Description All gRPC requests to the Triton server are timing out, but HTTP requests are functioning normally.
Triton Information 23.10
Are you using the Triton container or did you build it yourself? container from NGC
To Reproduce When using the TensorRT backend, I often encounter a large number of connection timeouts with gRPC, while HTTP requests work fine. This indicates that there is no problem with the model, but rather with the RPC. After restarting the service, RPC requests return to normal.
Expected behavior
After tcp packet capture analysis, grpc port 8001 is normal, it is confirmed that the request reaches tritonserver, and finally times out.
@tanmayv25 @Tabrizian @CoderHam Sincerely asking for help!
I meet silimar issue. I'm deploying tritonserver on T4 in docker container, and infer via http/grpc endpoint. The models are tensorrt engines converted from onnx. After server is started, everything works fine. But somehow the grpc infer is blocking, statistics show that no request is performed. But if I switch to http client, inference is ok. It seems grpc infer is blocking, maybe the request has not been passed to core engine?
I meet silimar issue. I'm deploying tritonserver on T4 in docker container, and infer via http/grpc endpoint. The models are tensorrt engines converted from onnx. After server is started, everything works fine. But somehow the grpc infer is blocking, statistics show that no request is performed. But if I switch to http client, inference is ok. It seems grpc infer is blocking, maybe the request has not been passed to core engine?
After set log_verbose_level=2, I found more information. It seems request cannot be fetched from cq.
hope this find could help investigate.
Thank you for reporting this, I filed a ticket for our team to investigate: 6211
If the service state is mistakenly judged as shutdown and there are no new requests in the completion queue (cq), will it block all RPC requests?
I meet silimar issue. I'm deploying tritonserver on T4 in docker container, and infer via http/grpc endpoint. The models are tensorrt engines converted from onnx. After server is started, everything works fine. But somehow the grpc infer is blocking, statistics show that no request is performed. But if I switch to http client, inference is ok. It seems grpc infer is blocking, maybe the request has not been passed to core engine?
I am using http client in the same environment you described. But I'm facing occasional regular timeouts, it seems that the client can't connect to the server, but after one occurrence the rest of the requests are fine until the next time the problem occurs. Will you face the problem too ?
I meet silimar issue. I'm deploying tritonserver on T4 in docker container, and infer via http/grpc endpoint. The models are tensorrt engines converted from onnx. After server is started, everything works fine. But somehow the grpc infer is blocking, statistics show that no request is performed. But if I switch to http client, inference is ok. It seems grpc infer is blocking, maybe the request has not been passed to core engine?

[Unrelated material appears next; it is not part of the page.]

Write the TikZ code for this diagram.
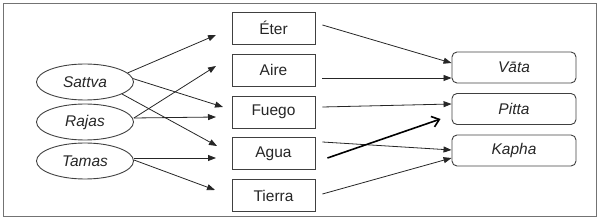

I am using http client in the same environment you described. But I'm facing occasional regular timeouts, it seems that the client can't connect to the server, but after one occurrence the rest of the requests are fine until the next time the problem occurs. Will you face the problem too ?
No, I haven't encountered this problem
If the service state is mistakenly judged as shutdown and there are no new requests in the completion queue (cq), will it block all RPC requests?
Thank you for reporting this, I filed a ticket for our team to investigate: 6211
Hi, Andreeva. Is there any progress?
The issue is being looked at.
The issue is being looked at.
Thanks, look forward to your soonest reply.